Aim of the exercise:
Copy every line from the data below in which the string "chart" can be found.
---- Exercise inputs
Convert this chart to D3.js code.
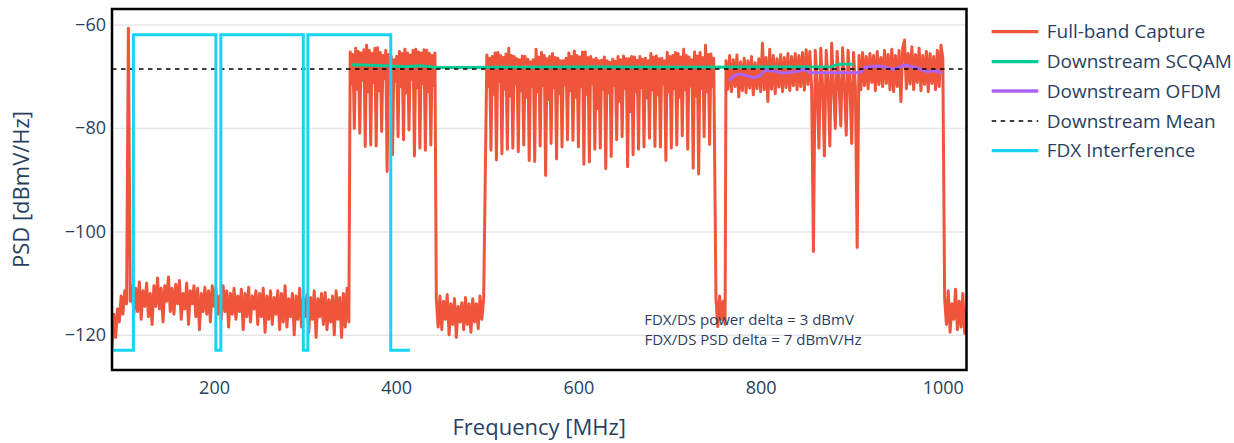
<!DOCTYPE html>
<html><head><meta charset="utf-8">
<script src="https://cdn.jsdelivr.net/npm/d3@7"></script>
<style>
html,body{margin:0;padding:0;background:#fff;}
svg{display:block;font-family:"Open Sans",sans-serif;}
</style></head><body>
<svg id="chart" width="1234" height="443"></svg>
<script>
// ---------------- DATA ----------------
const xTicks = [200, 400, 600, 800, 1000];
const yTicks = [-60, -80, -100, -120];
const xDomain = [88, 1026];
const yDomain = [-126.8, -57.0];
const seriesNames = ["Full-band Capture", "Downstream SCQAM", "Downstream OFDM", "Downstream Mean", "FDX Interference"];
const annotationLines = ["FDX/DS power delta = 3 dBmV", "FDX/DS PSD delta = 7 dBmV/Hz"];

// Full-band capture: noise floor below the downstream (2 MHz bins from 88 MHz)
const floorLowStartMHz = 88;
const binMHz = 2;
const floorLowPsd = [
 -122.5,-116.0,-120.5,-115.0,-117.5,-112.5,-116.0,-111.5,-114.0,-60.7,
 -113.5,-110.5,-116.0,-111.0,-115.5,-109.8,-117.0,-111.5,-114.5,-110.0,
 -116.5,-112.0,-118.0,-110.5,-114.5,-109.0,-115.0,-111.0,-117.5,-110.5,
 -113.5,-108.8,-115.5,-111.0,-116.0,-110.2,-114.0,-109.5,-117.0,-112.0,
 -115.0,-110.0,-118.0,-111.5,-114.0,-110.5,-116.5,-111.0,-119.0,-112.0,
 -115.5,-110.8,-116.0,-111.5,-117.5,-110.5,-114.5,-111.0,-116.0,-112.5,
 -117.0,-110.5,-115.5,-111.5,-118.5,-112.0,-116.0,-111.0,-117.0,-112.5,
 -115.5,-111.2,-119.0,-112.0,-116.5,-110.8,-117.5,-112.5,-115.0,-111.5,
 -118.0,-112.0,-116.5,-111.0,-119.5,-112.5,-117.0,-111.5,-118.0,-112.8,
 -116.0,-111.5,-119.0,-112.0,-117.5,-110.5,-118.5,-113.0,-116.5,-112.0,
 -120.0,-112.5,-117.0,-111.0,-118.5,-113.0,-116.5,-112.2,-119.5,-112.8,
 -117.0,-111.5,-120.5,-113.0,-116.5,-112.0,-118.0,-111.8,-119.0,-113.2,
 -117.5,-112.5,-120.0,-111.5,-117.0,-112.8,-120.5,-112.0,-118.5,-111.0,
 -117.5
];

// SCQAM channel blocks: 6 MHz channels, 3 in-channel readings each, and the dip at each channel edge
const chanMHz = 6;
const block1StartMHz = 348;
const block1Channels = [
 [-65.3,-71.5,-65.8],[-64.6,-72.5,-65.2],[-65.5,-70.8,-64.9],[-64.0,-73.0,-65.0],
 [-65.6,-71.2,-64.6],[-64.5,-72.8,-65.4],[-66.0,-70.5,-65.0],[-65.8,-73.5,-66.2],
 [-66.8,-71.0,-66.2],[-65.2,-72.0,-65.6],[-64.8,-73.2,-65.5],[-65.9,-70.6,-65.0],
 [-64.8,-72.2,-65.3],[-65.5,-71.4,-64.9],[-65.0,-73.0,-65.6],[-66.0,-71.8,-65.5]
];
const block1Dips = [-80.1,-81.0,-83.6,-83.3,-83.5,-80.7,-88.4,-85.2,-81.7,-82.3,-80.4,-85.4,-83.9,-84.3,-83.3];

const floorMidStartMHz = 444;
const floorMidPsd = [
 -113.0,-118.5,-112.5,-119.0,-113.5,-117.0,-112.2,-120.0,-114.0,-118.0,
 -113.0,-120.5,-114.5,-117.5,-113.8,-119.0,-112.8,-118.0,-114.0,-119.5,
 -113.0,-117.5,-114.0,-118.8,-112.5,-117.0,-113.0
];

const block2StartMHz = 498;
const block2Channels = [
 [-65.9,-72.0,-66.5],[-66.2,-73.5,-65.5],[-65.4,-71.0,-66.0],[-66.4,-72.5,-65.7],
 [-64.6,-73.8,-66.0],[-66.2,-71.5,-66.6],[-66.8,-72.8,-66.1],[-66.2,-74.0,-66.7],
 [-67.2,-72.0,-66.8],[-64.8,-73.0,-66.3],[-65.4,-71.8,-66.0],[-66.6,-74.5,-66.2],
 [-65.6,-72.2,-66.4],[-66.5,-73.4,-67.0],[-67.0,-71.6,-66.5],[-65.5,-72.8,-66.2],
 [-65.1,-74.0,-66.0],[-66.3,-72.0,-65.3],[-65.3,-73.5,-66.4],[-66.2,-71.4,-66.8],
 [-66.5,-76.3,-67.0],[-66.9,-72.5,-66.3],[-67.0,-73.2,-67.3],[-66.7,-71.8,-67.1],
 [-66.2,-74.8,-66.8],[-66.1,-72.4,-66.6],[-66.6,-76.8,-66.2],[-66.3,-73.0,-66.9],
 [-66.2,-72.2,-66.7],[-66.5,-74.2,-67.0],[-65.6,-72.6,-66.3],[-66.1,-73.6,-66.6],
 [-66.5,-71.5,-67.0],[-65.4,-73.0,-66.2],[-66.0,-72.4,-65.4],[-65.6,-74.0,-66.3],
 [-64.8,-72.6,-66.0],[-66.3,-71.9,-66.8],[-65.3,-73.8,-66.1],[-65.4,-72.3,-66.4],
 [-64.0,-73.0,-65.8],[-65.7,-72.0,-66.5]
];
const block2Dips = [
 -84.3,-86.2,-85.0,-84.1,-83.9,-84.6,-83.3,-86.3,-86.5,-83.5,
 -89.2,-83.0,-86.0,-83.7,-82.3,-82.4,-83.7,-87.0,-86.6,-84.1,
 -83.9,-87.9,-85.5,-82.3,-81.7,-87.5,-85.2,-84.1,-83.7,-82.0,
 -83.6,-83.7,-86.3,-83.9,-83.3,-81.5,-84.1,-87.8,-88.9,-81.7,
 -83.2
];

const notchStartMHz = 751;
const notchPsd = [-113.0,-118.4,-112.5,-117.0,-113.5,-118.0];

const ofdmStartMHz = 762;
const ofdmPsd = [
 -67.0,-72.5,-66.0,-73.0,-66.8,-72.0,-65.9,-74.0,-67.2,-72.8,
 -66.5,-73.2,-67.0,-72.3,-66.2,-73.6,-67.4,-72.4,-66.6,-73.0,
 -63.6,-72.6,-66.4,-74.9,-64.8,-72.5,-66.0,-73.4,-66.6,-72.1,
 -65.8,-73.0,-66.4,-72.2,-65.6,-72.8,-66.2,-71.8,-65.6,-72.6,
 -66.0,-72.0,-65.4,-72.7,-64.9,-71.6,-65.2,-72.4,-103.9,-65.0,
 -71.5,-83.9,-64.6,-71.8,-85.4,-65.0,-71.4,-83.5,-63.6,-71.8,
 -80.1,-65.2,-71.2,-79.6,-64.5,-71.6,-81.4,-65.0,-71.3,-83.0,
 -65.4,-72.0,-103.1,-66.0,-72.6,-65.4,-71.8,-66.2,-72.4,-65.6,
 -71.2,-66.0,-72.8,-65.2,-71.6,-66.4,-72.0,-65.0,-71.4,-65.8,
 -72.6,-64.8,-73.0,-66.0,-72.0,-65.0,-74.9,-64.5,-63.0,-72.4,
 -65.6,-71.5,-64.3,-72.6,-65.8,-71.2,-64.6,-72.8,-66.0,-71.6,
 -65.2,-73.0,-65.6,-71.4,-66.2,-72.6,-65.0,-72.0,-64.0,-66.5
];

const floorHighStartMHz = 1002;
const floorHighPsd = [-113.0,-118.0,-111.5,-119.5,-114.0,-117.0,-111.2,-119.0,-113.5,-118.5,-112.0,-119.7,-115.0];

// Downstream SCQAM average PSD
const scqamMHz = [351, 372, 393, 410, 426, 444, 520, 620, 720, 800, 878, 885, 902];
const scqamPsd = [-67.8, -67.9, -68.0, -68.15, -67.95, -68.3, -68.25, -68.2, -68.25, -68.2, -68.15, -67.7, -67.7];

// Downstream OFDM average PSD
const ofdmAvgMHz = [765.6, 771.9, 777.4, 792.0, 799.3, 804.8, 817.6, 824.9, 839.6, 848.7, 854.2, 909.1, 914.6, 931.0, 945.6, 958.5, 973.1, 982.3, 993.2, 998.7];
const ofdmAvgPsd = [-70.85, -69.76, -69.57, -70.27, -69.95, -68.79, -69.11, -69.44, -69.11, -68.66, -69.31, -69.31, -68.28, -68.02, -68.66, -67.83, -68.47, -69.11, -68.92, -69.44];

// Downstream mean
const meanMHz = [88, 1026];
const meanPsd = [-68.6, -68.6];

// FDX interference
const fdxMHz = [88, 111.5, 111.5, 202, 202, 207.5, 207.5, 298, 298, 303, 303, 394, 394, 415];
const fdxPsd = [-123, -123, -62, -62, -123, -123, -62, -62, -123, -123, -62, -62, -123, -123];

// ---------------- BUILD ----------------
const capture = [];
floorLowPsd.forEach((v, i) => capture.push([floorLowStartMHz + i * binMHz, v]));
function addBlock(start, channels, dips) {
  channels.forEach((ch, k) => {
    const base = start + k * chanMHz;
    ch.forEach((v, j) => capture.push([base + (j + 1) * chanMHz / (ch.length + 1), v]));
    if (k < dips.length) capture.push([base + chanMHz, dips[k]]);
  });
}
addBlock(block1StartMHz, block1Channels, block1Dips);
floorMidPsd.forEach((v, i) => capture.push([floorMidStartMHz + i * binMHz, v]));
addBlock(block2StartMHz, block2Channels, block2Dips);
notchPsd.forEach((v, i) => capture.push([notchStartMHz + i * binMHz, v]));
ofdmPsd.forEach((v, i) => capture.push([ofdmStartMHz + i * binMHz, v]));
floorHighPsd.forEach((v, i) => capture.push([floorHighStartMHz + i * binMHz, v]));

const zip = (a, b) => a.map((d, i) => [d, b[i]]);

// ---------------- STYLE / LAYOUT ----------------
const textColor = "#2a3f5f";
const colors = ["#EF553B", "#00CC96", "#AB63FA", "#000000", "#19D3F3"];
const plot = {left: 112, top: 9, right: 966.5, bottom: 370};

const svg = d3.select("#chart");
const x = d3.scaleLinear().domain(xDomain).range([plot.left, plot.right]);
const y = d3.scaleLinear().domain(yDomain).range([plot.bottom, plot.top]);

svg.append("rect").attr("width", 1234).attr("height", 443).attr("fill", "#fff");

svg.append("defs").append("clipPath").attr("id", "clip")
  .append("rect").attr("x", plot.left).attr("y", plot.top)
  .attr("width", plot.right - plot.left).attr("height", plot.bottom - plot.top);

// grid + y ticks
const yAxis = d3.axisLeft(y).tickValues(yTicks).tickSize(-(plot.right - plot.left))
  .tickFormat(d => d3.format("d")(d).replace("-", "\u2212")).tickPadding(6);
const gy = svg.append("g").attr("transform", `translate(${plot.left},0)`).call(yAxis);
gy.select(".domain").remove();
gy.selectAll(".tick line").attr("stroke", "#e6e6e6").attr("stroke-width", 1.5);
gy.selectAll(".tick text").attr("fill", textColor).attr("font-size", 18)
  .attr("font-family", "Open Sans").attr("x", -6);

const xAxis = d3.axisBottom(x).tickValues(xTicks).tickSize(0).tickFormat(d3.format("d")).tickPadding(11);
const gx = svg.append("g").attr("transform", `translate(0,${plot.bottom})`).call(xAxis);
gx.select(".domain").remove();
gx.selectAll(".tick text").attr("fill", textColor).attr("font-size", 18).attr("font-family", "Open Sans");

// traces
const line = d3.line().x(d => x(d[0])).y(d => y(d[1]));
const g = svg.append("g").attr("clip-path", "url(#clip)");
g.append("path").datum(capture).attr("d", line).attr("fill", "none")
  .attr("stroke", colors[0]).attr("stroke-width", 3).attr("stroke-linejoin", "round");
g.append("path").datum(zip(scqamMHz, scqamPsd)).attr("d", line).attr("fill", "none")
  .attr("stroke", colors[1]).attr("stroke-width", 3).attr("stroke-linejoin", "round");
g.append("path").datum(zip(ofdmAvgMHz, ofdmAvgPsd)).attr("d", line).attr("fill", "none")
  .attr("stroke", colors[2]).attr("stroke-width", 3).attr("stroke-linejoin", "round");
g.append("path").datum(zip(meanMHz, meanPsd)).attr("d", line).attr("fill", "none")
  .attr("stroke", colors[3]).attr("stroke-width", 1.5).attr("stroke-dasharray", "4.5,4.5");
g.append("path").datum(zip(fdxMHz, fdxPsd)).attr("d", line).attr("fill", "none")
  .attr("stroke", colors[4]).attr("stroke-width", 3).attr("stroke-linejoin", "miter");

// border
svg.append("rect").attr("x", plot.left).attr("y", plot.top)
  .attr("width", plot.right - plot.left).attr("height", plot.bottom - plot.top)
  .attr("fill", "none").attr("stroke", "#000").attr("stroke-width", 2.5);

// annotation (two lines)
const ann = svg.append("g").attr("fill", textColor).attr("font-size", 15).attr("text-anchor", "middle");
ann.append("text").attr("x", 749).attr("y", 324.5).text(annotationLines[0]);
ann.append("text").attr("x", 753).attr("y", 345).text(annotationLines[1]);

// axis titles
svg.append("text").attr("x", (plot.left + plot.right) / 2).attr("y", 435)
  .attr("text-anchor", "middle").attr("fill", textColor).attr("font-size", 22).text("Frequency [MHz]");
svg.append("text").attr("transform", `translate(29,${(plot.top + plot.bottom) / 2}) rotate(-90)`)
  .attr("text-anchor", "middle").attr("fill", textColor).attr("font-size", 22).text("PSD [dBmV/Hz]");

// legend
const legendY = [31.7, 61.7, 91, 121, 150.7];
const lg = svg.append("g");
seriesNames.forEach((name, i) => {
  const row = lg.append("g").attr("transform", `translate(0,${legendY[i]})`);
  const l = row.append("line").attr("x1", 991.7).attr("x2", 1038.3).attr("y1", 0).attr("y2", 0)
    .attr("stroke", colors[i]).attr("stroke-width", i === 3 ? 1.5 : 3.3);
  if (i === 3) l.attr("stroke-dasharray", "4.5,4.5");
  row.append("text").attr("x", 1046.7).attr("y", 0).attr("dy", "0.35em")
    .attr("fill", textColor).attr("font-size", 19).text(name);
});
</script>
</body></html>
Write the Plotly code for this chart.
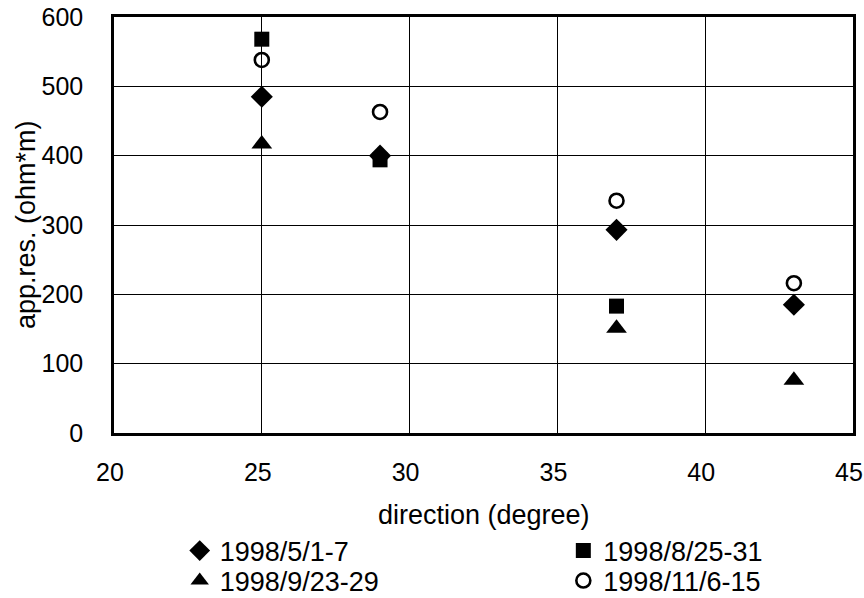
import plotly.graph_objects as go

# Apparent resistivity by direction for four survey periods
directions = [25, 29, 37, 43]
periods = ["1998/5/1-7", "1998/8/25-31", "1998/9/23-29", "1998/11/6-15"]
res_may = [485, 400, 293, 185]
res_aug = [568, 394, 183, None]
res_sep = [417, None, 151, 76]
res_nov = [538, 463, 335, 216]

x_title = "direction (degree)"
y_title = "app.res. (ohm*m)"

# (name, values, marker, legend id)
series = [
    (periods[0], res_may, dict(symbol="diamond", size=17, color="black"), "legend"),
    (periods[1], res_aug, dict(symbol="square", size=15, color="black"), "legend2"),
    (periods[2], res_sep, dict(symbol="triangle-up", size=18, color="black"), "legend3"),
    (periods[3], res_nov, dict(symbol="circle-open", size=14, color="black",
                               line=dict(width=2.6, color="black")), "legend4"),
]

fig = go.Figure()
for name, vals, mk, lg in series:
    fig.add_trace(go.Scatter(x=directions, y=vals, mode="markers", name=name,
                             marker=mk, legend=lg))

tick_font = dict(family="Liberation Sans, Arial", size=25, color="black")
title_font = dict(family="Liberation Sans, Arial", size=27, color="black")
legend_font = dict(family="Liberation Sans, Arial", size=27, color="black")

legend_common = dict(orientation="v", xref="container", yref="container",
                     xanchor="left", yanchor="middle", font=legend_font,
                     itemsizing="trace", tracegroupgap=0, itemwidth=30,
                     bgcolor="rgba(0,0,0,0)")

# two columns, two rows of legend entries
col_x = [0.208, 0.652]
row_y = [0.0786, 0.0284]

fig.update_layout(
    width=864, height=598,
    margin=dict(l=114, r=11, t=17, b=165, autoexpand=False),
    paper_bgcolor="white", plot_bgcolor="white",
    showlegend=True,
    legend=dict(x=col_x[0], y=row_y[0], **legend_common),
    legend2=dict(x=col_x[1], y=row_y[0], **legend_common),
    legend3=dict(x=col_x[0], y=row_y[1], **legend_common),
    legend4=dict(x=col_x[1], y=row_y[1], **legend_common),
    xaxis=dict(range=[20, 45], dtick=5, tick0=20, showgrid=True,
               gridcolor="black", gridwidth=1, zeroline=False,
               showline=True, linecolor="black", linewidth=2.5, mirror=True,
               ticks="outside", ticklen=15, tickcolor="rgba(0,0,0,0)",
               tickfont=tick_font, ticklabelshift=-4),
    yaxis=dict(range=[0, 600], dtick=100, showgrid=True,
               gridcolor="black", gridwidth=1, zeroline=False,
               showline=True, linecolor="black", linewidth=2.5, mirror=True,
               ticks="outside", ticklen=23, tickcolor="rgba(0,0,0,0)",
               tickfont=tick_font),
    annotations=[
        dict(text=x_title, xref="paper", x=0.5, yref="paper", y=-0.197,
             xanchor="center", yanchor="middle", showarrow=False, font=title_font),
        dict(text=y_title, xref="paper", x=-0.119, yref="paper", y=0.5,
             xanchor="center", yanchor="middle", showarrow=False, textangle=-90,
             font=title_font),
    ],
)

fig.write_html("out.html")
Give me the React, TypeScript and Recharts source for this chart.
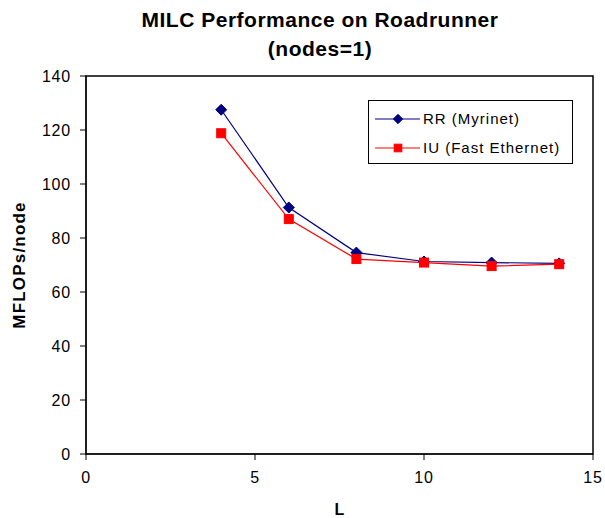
--------
Solution for this problem:
Convert this chart to D3.js code.
<svg id="chart" width="1234" height="443"></svg>
const svg = d3.select("#chart");
Write the Plotly code for this chart.
Give me the React, TypeScript and Recharts source for this chart.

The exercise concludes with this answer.